Sementara itu, Flora Dianti bercerita bahwa sejak awal ia memang menjalani kegiatan beracara dan mengajar. Semasa masih mahasiswa, Flora sudah aktif di beberapa lembaga bantuan hukum dan pos bantuan hukum. Di saat bersamaan, ia juga menjadi asisten dosen di kampusnya, Universitas Indonesia (UI).

“Saya kan mengambil konsentrasi hukum acara. Sejak mahasiswa memang sudah mengajar mata kuliah terkait hukum acara. Di sisi lain, hukum acara ini juga menurut saya harus dipraktikan makanya saya juga memilih menjadi advokat,” tutur Flora yang kini mengajar di almamaternya dan Fakultas Hukum Universitas Pelita Harapan (UPH).

Tak bisa dipungkiri, pembagian waktu memang menjadi ujian dalam menjalani profesi advokat sambil serius menjadi dosen. Namun, bagi Flora hal itu bisa diatasi dengan mengambil prioritas yang tepat. Ia mencontohkan, saat mengajar di UI mahasiswanya cukup banyak. Oleh karena itu, ia mengatur agar jadwal mengajarnya seharian penuh sehingga di hari itu ia tak bisa ikut jika ada kegiatan yang berkaitan dengan profesi advokat. Akan tetapi, di UPH jika ada agenda yang bentrok ia akan lebih memprioritaskan pekerjaannya sebagai advokat.
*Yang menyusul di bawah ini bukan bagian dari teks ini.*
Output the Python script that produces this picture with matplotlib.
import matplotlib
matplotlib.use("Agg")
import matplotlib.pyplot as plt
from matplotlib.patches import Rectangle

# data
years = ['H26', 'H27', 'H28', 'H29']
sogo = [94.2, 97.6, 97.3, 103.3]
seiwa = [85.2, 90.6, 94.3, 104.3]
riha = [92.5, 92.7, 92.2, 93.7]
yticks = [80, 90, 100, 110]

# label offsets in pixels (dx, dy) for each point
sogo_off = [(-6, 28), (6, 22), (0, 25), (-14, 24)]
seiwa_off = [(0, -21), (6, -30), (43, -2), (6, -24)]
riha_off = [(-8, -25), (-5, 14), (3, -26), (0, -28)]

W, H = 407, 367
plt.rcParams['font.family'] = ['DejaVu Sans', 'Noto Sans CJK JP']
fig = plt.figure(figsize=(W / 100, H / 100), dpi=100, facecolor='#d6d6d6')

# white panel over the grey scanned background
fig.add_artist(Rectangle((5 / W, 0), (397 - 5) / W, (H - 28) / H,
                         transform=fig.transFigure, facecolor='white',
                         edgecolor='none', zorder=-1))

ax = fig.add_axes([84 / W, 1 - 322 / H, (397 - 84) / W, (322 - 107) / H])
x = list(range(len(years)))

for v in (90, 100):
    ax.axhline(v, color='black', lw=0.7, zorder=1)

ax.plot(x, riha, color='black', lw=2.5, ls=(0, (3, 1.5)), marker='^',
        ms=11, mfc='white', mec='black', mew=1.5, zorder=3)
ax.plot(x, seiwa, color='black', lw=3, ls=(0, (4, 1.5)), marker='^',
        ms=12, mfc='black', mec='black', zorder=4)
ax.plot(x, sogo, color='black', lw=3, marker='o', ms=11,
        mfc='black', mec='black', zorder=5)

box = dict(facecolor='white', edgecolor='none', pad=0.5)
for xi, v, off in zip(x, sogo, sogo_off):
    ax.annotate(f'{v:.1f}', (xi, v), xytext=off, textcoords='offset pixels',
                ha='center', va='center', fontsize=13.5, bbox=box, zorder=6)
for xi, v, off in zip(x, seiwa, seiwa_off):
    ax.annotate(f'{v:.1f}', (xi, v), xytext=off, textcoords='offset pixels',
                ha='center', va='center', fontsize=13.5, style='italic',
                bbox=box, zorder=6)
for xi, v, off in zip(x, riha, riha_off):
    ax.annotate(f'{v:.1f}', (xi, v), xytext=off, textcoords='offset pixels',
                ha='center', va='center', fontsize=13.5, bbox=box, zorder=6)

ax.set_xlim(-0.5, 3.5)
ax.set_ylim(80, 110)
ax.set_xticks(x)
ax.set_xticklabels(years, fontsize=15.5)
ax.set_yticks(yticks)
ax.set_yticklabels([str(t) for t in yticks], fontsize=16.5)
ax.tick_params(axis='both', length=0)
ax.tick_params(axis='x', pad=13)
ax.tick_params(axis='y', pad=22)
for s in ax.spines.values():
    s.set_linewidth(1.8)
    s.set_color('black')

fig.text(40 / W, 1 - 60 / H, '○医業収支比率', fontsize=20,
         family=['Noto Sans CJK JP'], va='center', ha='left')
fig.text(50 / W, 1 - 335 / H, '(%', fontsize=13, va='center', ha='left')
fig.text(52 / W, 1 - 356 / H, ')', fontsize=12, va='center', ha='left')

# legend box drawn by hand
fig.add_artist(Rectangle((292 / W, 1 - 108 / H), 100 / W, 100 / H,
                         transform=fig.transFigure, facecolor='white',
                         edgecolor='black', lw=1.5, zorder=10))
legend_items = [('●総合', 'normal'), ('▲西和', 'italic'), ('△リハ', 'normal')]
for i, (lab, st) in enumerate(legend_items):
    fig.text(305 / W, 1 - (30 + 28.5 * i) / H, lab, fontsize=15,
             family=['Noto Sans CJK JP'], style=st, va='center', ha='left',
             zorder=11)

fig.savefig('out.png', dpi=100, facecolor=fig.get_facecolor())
“Soalnya, di UPH saya mengajar kelas internasional yang mahasiswanya tidak terlalu banyak. Jadi cukup fleksibel kalau jadwalnya digeser,” jelasnya.

Trik yang samajuga dipilih Aji. Ia mengatakan, Senin sampai Jumat ia fokus untuk melakukan pekerjaannya beracara. Aji yang mengajar di Fakultas Hukum Universitas Bung Karno (UBK) mengajar beberapa mata kuliah pada Jumat sore selepas beracara. Kemudian, pada hari Sabtu sejak pagi hingga malam ia dedikasikan untuk mengajar secara penuh.
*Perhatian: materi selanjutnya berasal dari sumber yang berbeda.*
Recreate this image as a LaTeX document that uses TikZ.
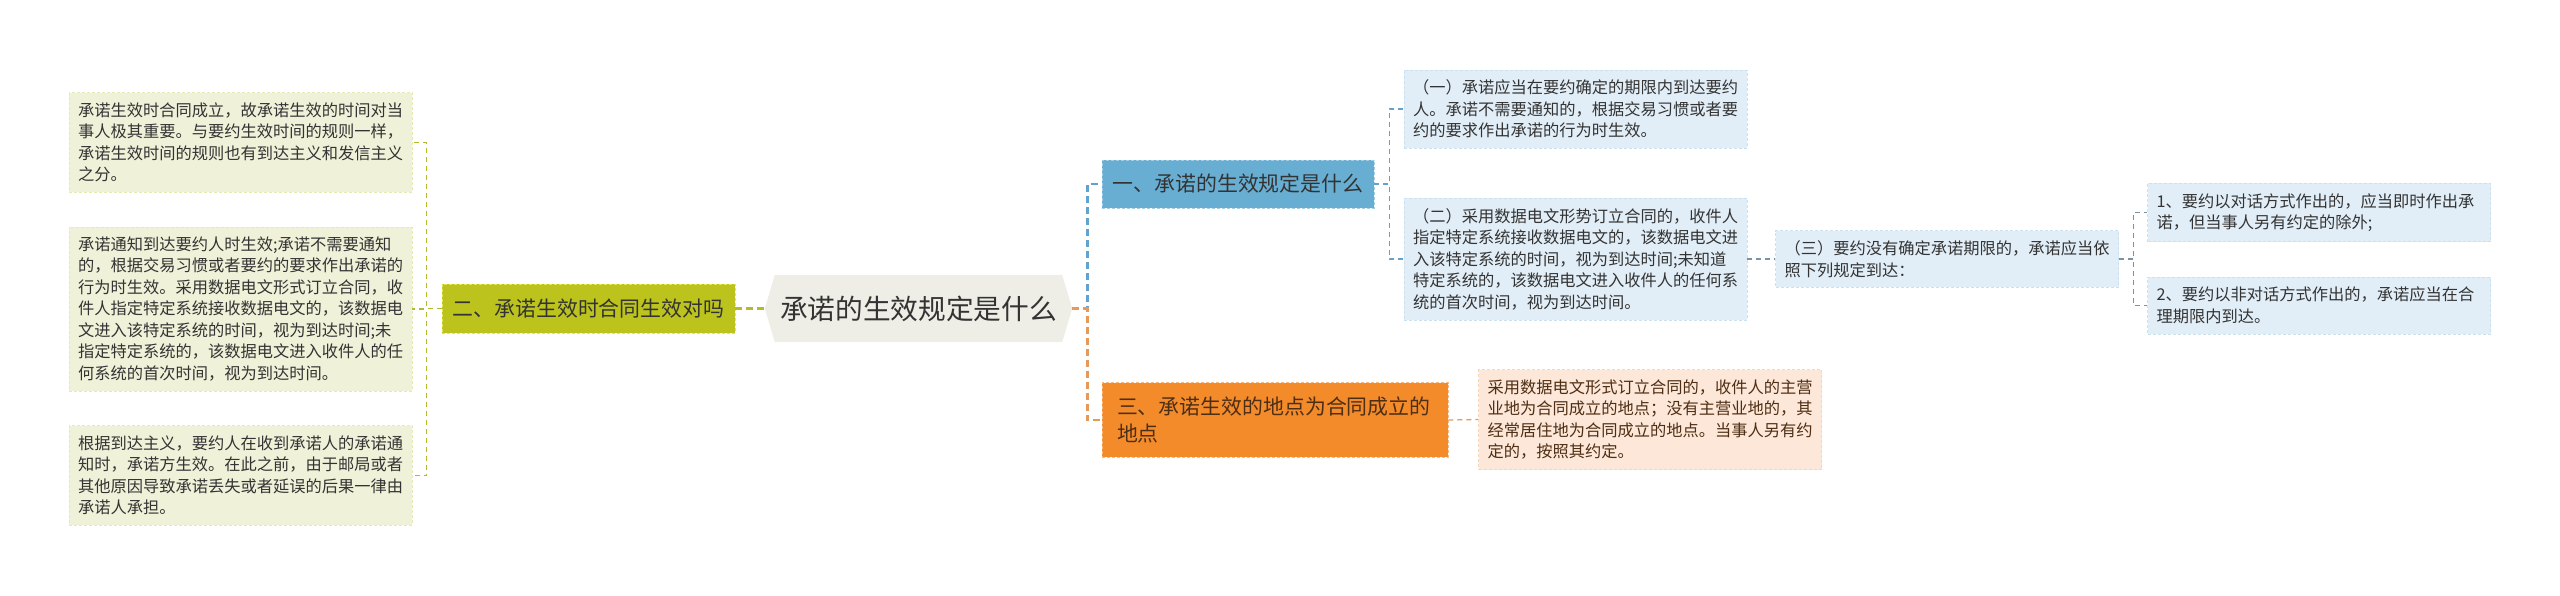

Lain halnya dengan Kemalsjah. Ia mengungkapkan bahwa jadwal mengajarnya sudah dipatok secara regular. Ia pun komitmen untuk senantiasa memenuhi jadwal itu. Hanya saja, ketika ada agenda lain yang tak bisa ia hindari, Kemalsjah mengaku lebih memilih untuk mengirim associate-nya menggantikaan dirinya memberi kuliah.

“Walaupun berhalangan hadir, saya selalu memastikan agar mahasiswa saya tetap mendapatkan kuliah. Ini supaya makin banyak yang paham masalah hubungan industrial dan ketenagakerjaan dengan benar,” tuturnya.

Kendati harus repot mengatur waktu, nyatanya Flora, Aji, dan Kemalsjah sepakat bahwa menjalani profesi advokat sambil menjadi dosen membawa banyak manfaat. Mereka sama-sama merasa kedua profesi itu saling mendukung satu sama lain. Pada akhirnya, menjadi dosen ataupun advokat bukanlah pilihan melainkan satu kesatuan untuk dijalani.

Kemalsjah pun merasa mendapatkan kepuasan tersendiri saat menyaksikan banyak generasi muda yang terbangun kesadarannya terkait masalah perburuhan setelah ia menyampaikan kuliah. Demikian pula Flora yang senang melihat mahasiswanya termotivasi dengan bahan praktik yang ia sampaikan di ruang kelas.

“Dengan menjadi dosen banyak materi yang bisa mempertajam pengetahuan dan kemampuan saya beracara,” kata Aji.

Sayangnya, ada konsekuensi lain yang menjadi duka tersendiri bagi Flora. Kadang ia harus menahan rasa gemas ketika mendapati teori yang ia sampaikan di ruang kelas tak seperti kenyataan dalam dunia praktik yang ia geluti. Untuk mengatasinya, Flora pun punya strategi.

“Saya selalu pesan mahasiswa, termasuk untuk mengingatkan diri sendiri, kalau nanti kita lihat prakatik berbeda dengan teori, jangan mudah menyerah. Di situlah integritas keilmuan kita diuji,” pungkasnya.